Massachusetts Institute of Technology: Srini Devadas and Eric Lehman's "Proofs"
Read the opening discussion, "Proofs," Section 1, "The Axiomatic Method," and Sections 2 - 6, inclusive. In Unit 3, you will get a chance to apply a lot of what you have thought about and mastered in Units 1 and 2. Our domain of discourse is number theory, in particular proofs in elementary number theory.
Consider the following comparison of direct and indirect proofs. A direct proof is an argument that shows that the conclusion logically follows from the premises or assumptions by applying rules of inference in a sequence of steps.
Sections 1, 2, 4, and 5 deal with direct proofs.

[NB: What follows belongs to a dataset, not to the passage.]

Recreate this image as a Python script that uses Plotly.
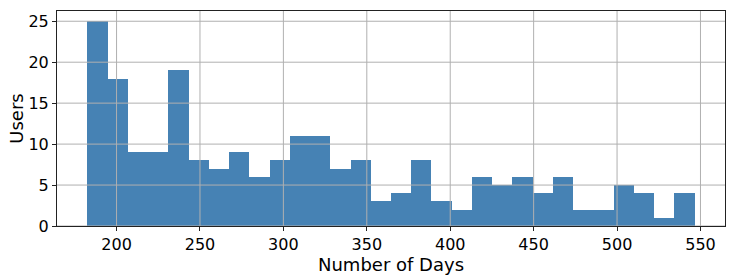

Section 2, "Proving an Implication," refers to statement such as P implies Q, and proving that Q is a consequence of P. In a logic system, P logically follows from the axioms and valid statements of the logic system, is another way of saying that P is a consequence of the axioms and valid statements or P is implied by them. This is what is meant by proving an implication.
Section 3 is related to indirect proof. Section 6 discusses indirect proof, also known as proof by contradiction, directly. An indirect proof, in contrast, is a proof in which the theorem to be proved is assumed false, and from this assumption, it is shown that a contradiction follows. Because the logic system is consistent, i.e. there are no contradictions, the theorem must be true. (Two statements are contradictions when they cannot both be true, and they cannot both be false.)